Majorana braiding dynamics in nanowires

Superconductors hosting long-sought excitations called Majorana fermions may ultimately be used as qubits of fault-tolerant topological quantum computers. A crucial challenge for the development of practical topological quantum computers is the implementation of quantum operations of nearly degenerate quantum states as a dynamical process of Majorana fermions. In this paper, we investigate the braiding dynamics of Majorana fermions on superconducting nanowires. In a finite-size system, a nonadiabatic dynamical process between nearly degenerate states dominates the braiding that operates qubits of Majorana fermions. Our simulations clarify how qubits behave in the real-time braiding process and elucidate the optimum superconducting nanowire conditions for efficient topological quantum operation.

Figure 1

(a) Cross-shaped topological superconducting nanowire. The orange junctions connecting to the central site are cut or linked through gate potentials, effectively leaving four independently controlled wires.
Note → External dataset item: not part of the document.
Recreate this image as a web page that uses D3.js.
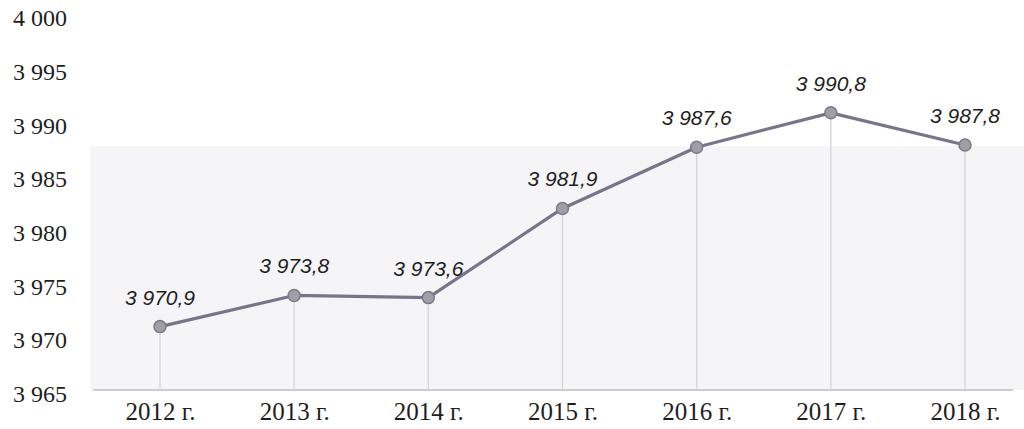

When gates 2 and 4 are connected, while 1 and 3 are shut, six Majorana end modes ${\gamma }_i(i=1,2,3,4,5,6)$ are obtained. (b) A typical energy spectrum of Majorana bound states as a function of $t$, where the time dependence is given by the gating process in Fig. 2. Here we take ${\mathrm{\Delta }}_{\mathrm{s}}=\lambda , \mu =0.7\lambda$, and $N=20$. The color of the lines match the color of the modes in Fig. 1. The finite coupling of Majorana bound state on the same wire slightly lifts the zero-mode degeneracy.

Figure 2

(a)–(h) Braiding process of Majorana fermions. The upper half of each panel shows how the gates are manipulated and the bottom half gives the simulation results for ${\gamma }_1$ and ${\gamma }_2$ with $T=100/{\mathrm{\Delta }}_{\mathrm{s}}, {\mathrm{\Delta }}_{\mathrm{s}}=\lambda , \mu =0.7\lambda ,$ and $N=20$. (i) The projection of the wave function at each instant on the two eigenstates defined by ${\gamma }_1$ and ${\gamma }_2$ shows the transition from one to another upon braiding. (j) The gate manipulation depicted in panels (a)–(h).

Figure 3

Success rate $P_{\mathrm{s}}$ of the Majorana braiding. Each line accounts for a different length (in number of sites) of each wire (1–4), with the abscissa being our operation time $T$ and the ordinate being the success rate $P_s$. We take ${\mathrm{\Delta }}_{\mathrm{s}}=0.1\lambda$ and $\mu =0.7\lambda$. The inset shows $P_{\mathrm{s}}$ for ${\mathrm{\Delta }}_{\mathrm{s}}=\lambda$. The red lines (80 and 20 sites/wire) denote a clear separation between its adiabatic (slow, large-$T$) and dissipative (fast, small-$T$) domains, suggesting an appreciable necessity for both size- and time-scale adjustment. $\epsilon$ indicates the order of the coupling energy retrieved numerically.

Figure 4

Comparison of the projection of the wave function on the eigenstates during the braiding process for ${\mathrm{\Delta }}_{\mathrm{s}}=\lambda , \mu =0.7\lambda$, and $N=20$. Panels (a), (b), and (c) respectively show the projections on the eigenstates with Majorana modes ${\gamma }_5$ and ${\gamma }_6, {\gamma }_3$ and ${\gamma }_4$, and ${\gamma }_1$ and ${\gamma }_2$. ${\gamma }_1$ corresponds to the mode being braided.

Figure 5

Behavior outside (good) braiding conditions. (a) and (b) represent the evolution of the system at the adiabatic limit ($T=100000/{\mathrm{\Delta }}_{\mathrm{s}}$), where both Majorana edge states migrate to the next wire, consequently remaining on the same state, as can be observed from the projection of the wave function on the instantaneous eigenstates in (c), where only $E_3$ line stretches at 1. (d) and (e) account for the opposite, fast regime ($T=1/{\mathrm{\Delta }}_{\mathrm{s}}$), with bulk excitations visible and a more erratic spread over the eigenstates in (f). Line correspondence is the same in (f) and (c). We take ${\mathrm{\Delta }}_{\mathrm{s}}=\lambda , \mu =0.7\lambda$, and $N=20$.